1) Stay with TWL2 (the current list) until the errata and electronic list issues are resolved.
2) Move to CSW (or "Collins", the larger list used by international players, and gaining increasing acceptance by North American players).  Its current version is "free" but there's no guarantee its owner couldn't assert its license in the future, similar to Hasbro/M-W.  Also, since Hasbro/M-W do not own the CSW list, NASPA would be unlikely to sanction such a move as an organization (although they do currently allow tournament play with the CSW list).

I've attached NASPA's announcement of their acquisition of Zyzzyva below.  Of course, as a representative of the Advisory Board, I welcome your feedback and input on any topic, but I'd like if you could give this issue special consideration, and please let me know if you have any strong opinions on it either way.  I'd to have at least some idea of club members' feelings on this issue before the conference call so I can represent their interests as effectively as possible.

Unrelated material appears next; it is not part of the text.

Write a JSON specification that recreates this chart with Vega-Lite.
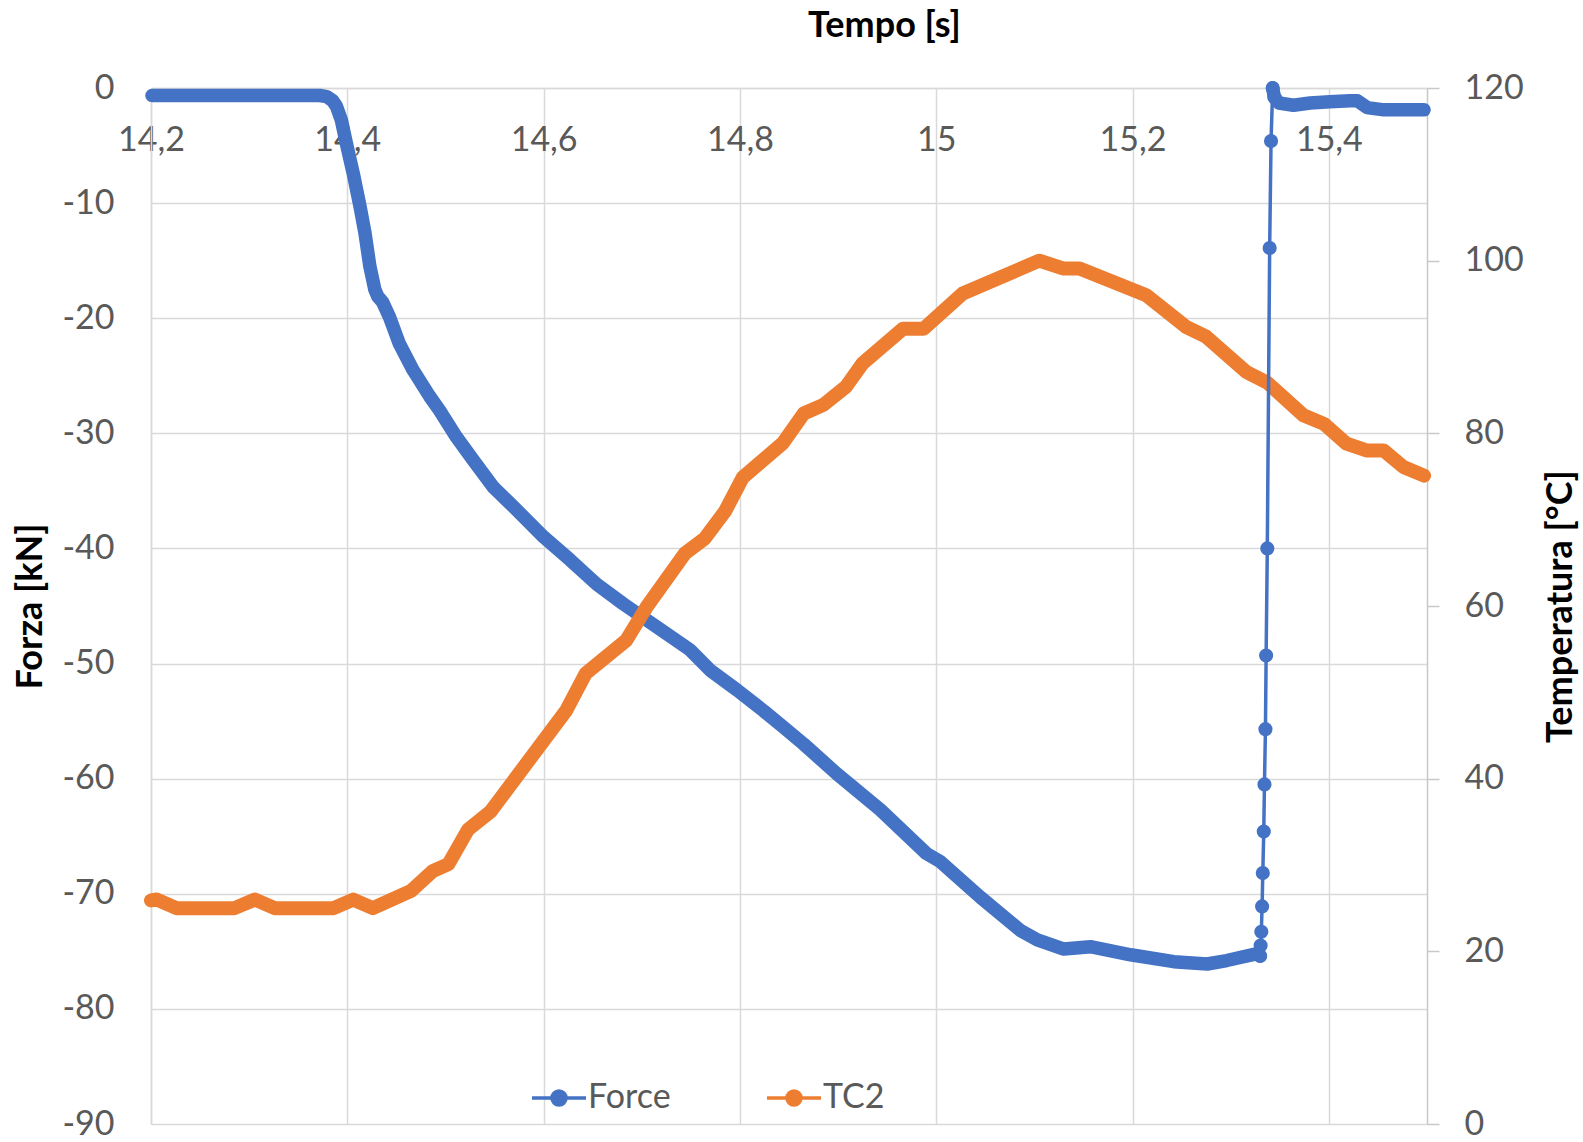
{
  "$schema": "https://vega.github.io/schema/vega-lite/v6.json",
  "width": 1276,
  "height": 1036,
  "autosize": {"type": "none"},
  "padding": {"left": 151, "top": 88, "right": 156, "bottom": 18},
  "background": "white",
  "config": {
    "view": {"stroke": null},
    "font": "Lato",
    "axis": {
      "labelFont": "Lato", "labelFontSize": 34, "labelColor": "#595959",
      "titleFont": "Lato", "titleFontSize": 36, "titleFontWeight": "bold", "titleColor": "#000000",
      "gridColor": "#D9D9D9", "gridWidth": 1.5, "domainColor": "#D9D9D9", "domainWidth": 1.5
    }
  },
  "datasets": {
    "force": [
      {"t": 14.201, "v": -0.65}, {"t": 14.25, "v": -0.65}, {"t": 14.3, "v": -0.65}, {"t": 14.35, "v": -0.65},
      {"t": 14.372, "v": -0.65}, {"t": 14.379, "v": -0.75}, {"t": 14.385, "v": -1.1}, {"t": 14.389, "v": -1.6},
      {"t": 14.394, "v": -2.8}, {"t": 14.399, "v": -4.8}, {"t": 14.406, "v": -7.4}, {"t": 14.413, "v": -10.3},
      {"t": 14.418, "v": -12.6}, {"t": 14.423, "v": -15.5}, {"t": 14.428, "v": -17.5}, {"t": 14.431, "v": -18.1},
      {"t": 14.436, "v": -18.6}, {"t": 14.443, "v": -19.9}, {"t": 14.453, "v": -22.2}, {"t": 14.467, "v": -24.5},
      {"t": 14.484, "v": -26.8}, {"t": 14.494, "v": -28.0}, {"t": 14.511, "v": -30.3}, {"t": 14.528, "v": -32.3},
      {"t": 14.549, "v": -34.7}, {"t": 14.566, "v": -36.1}, {"t": 14.6, "v": -39.0}, {"t": 14.627, "v": -41.0},
      {"t": 14.654, "v": -43.1}, {"t": 14.681, "v": -44.8}, {"t": 14.715, "v": -46.8}, {"t": 14.749, "v": -48.8},
      {"t": 14.77, "v": -50.6}, {"t": 14.797, "v": -52.3}, {"t": 14.824, "v": -54.1}, {"t": 14.844, "v": -55.5},
      {"t": 14.865, "v": -57.0}, {"t": 14.899, "v": -59.6}, {"t": 14.943, "v": -62.7}, {"t": 14.99, "v": -66.5},
      {"t": 15.004, "v": -67.2}, {"t": 15.045, "v": -70.3}, {"t": 15.086, "v": -73.2}, {"t": 15.103, "v": -74.0},
      {"t": 15.13, "v": -74.8}, {"t": 15.157, "v": -74.6}, {"t": 15.198, "v": -75.3}, {"t": 15.242, "v": -75.9},
      {"t": 15.276, "v": -76.1}, {"t": 15.296, "v": -75.8}, {"t": 15.327, "v": -75.2}, {"t": 15.33, "v": -75.4},
      {"t": 15.3305, "v": -74.5}, {"t": 15.3312, "v": -73.3}, {"t": 15.332, "v": -71.1}, {"t": 15.3327, "v": -68.2},
      {"t": 15.3337, "v": -64.6}, {"t": 15.3344, "v": -60.5}, {"t": 15.3354, "v": -55.7}, {"t": 15.3361, "v": -49.3},
      {"t": 15.3373, "v": -40.0}, {"t": 15.3397, "v": -13.9}, {"t": 15.3411, "v": -4.6}, {"t": 15.3428, "v": 0.0},
      {"t": 15.3445, "v": -0.8}, {"t": 15.349, "v": -1.3}, {"t": 15.364, "v": -1.5}, {"t": 15.381, "v": -1.3},
      {"t": 15.401, "v": -1.2}, {"t": 15.422, "v": -1.1}, {"t": 15.429, "v": -1.1}, {"t": 15.439, "v": -1.7},
      {"t": 15.456, "v": -1.9}, {"t": 15.497, "v": -1.9}
    ],
    "tc2": [
      {"t": 14.2, "v": 25.9}, {"t": 14.206, "v": 26.0}, {"t": 14.226, "v": 25.0}, {"t": 14.285, "v": 25.0},
      {"t": 14.306, "v": 26.0}, {"t": 14.326, "v": 25.0}, {"t": 14.386, "v": 25.0}, {"t": 14.406, "v": 26.0},
      {"t": 14.426, "v": 25.0}, {"t": 14.465, "v": 27.0}, {"t": 14.487, "v": 29.3}, {"t": 14.503, "v": 30.1},
      {"t": 14.523, "v": 34.1}, {"t": 14.546, "v": 36.2}, {"t": 14.623, "v": 47.9}, {"t": 14.643, "v": 52.2},
      {"t": 14.684, "v": 56.0}, {"t": 14.705, "v": 59.9}, {"t": 14.744, "v": 66.1}, {"t": 14.764, "v": 67.8},
      {"t": 14.785, "v": 71.0}, {"t": 14.803, "v": 74.9}, {"t": 14.844, "v": 78.9}, {"t": 14.865, "v": 82.3},
      {"t": 14.885, "v": 83.3}, {"t": 14.908, "v": 85.4}, {"t": 14.925, "v": 88.1}, {"t": 14.966, "v": 92.1},
      {"t": 14.987, "v": 92.1}, {"t": 15.027, "v": 96.2}, {"t": 15.105, "v": 100.0}, {"t": 15.129, "v": 99.1},
      {"t": 15.146, "v": 99.1}, {"t": 15.214, "v": 96.0}, {"t": 15.255, "v": 92.3}, {"t": 15.275, "v": 91.2},
      {"t": 15.316, "v": 87.1}, {"t": 15.337, "v": 85.9}, {"t": 15.374, "v": 82.1}, {"t": 15.395, "v": 81.1},
      {"t": 15.418, "v": 78.8}, {"t": 15.439, "v": 78.0}, {"t": 15.456, "v": 78.0}, {"t": 15.476, "v": 76.1},
      {"t": 15.497, "v": 75.1}
    ]
  },
  "encoding": {
    "x": {
      "field": "t", "type": "quantitative",
      "scale": {"domain": [14.2, 15.5], "nice": false, "zero": false},
      "axis": {
        "orient": "top", "title": "Tempo [s]",
        "values": [14.2, 14.4, 14.6, 14.8, 15, 15.2, 15.4],
        "labelExpr": "replace(format(datum.value, '.2~f'), '.', ',')",
        "ticks": false, "tickSize": 0, "labelPadding": -52, "labelBaseline": "middle",
        "labelFlush": false, "labelOverlap": false, "grid": true,
        "titleX": 733, "titleY": -63, "titleBaseline": "middle", "titleAlign": "center"
      }
    }
  },
  "layer": [
    {
      "data": {"name": "force"},
      "encoding": {
        "y": {
          "field": "v", "type": "quantitative",
          "scale": {"domain": [-90, 0], "nice": false},
          "axis": {
            "orient": "left", "title": "Forza [kN]",
            "values": [-90, -80, -70, -60, -50, -40, -30, -20, -10, 0],
            "labelExpr": "toString(datum.value)",
            "ticks": false, "tickSize": 0, "labelPadding": 37, "grid": true,
            "titleX": -121, "titleY": 518, "titleAngle": 270, "titleBaseline": "middle", "titleAlign": "center"
          }
        },
        "color": {
          "datum": "Force", "type": "nominal",
          "scale": {"domain": ["Force", "TC2"], "range": ["#4472C4", "#ED7D31"]},
          "legend": {
            "orient": "none", "legendX": 379, "legendY": 981, "direction": "horizontal", "title": null,
            "symbolType": "M-1,0H1M-0.26,0A0.26,0.26,0,1,0,0.26,0A0.26,0.26,0,1,0,-0.26,0Z",
            "symbolSize": 2916, "symbolStrokeWidth": 3.5,
            "labelFont": "Lato", "labelFontSize": 34, "labelColor": "#595959", "labelOffset": 0,
            "columnPadding": 89, "padding": 0,
            "encode": {"symbols": {"update": {"fill": {"scale": "color", "field": "value"}, "stroke": {"scale": "color", "field": "value"}, "opacity": {"value": 1}}}}
          }
        }
      },
      "layer": [
        {"transform": [{"filter": "datum.t <= 15.3301"}], "mark": {"type": "line", "strokeWidth": 13.5, "strokeCap": "round", "strokeJoin": "round"}},
        {"transform": [{"filter": "datum.t >= 15.3427"}], "mark": {"type": "line", "strokeWidth": 13.5, "strokeCap": "round", "strokeJoin": "round"}}
      ]
    },
    {
      "data": {"name": "tc2"},
      "mark": {"type": "line", "strokeWidth": 14, "strokeCap": "round", "strokeJoin": "round"},
      "encoding": {
        "y": {
          "field": "v", "type": "quantitative",
          "scale": {"domain": [0, 120], "nice": false},
          "axis": {
            "orient": "right", "title": "Temperatura [°C]",
            "values": [0, 20, 40, 60, 80, 100, 120],
            "grid": false, "ticks": true, "tickSize": 12, "tickWidth": 1.5, "tickColor": "#C8C8C8",
            "domainColor": "#C8C8C8", "labelPadding": 25,
            "titleX": 133, "titleY": 518, "titleAngle": 270, "titleBaseline": "middle", "titleAlign": "center"
          }
        },
        "color": {"datum": "TC2", "type": "nominal"}
      }
    },
    {
      "data": {"name": "force"},
      "transform": [{"filter": "datum.t >= 15.3299 && datum.t <= 15.3446"}],
      "mark": {"type": "line", "strokeWidth": 3.5, "point": {"size": 200, "filled": true, "opacity": 1}},
      "encoding": {
        "y": {"field": "v", "type": "quantitative", "scale": {"domain": [-90, 0], "nice": false}, "axis": null},
        "color": {"datum": "Force", "type": "nominal"}
      }
    }
  ],
  "resolve": {"scale": {"y": "independent"}}
}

NASPA Acquires Zyzzyva and Inks Merriam-Webster Licensing Deal

Dear NASPA Members,
In an ongoing effort to serve our members, NASPA has acquired the word study program Zyzzyva from Michael Thelen.  The arrangement came about due to new requirements by Hasbro and Merriam-Webster requiring licensing in order to make use of electronic copies of the OSPD5 and OTCWL2014 word lists.
Additionally, after several months of negotiations, we are pleased to announce that NASPA and Merriam-Webster have signed a licensing agreement to permit NASPA members to use Hasbro's OSPD5 and OTCWL2014 word lists with the Zyzzyva program for word adjudication and study purposes.
The OTCWL2014 word list, which was prepared jointly by NASPA's Dictionary Committee and Merriam-Webster's editorial staff under license from Hasbro, is the intellectual property of Hasbro, and subject to U.S. copyright law as a document which was created as the result of a lot of human judgement, not mechanically reproducible. Although we had a large part in its creation, it doesn't belong to us, and we need a license to use it for our competitive activities. Because we have good business relationships both with Merriam-Webster and with Hasbro, we were able to negotiate a license for our membership, which covers OTCWL2012 as well as the School SCRABBLE lexicon OSPD5.
This license arrangement requires a significant investment of both time and capital for NASPA.  But we considered this a vital expenditure to ensure that our membership continues to have access to important tools for word study and adjudication.
The arrangement relieves Michael Thelen of liability for any failure to comply with the new requirements for the operation of the program.  He has graciously agreed to help with coding improvements to the software, as he is able to do so.  Other members, including Ross Brown and Seth Lipkin, have offered assistance as well.  NASPA will take the lead in terms of overseeing further development of the software, legal compliance, and working with Merriam-Webster and Hasbro to ensure a longstanding, mutually beneficial relationship.
We now need to make some software changes in Zyzzyva (the desktop and mobile apps) in order to comply with data security requirements in our license. We are hoping to get these implemented very soon, and will make further announcements when we have a clear timeline for their implementation.
Chris Cree
John Chew
Dallas Johnson


Cheryl said...

Steve,what's the buzz on CGP?

Steve said...

CGP is pretty dead lately. Most of the discussion has been on the NASPA Facebook. The reaction toward Hasbro and Merriam-Webster has been almost universally negative (not surprisingly). Basically they've released an inferior product targeted at the mass market with little regard for the competitive community.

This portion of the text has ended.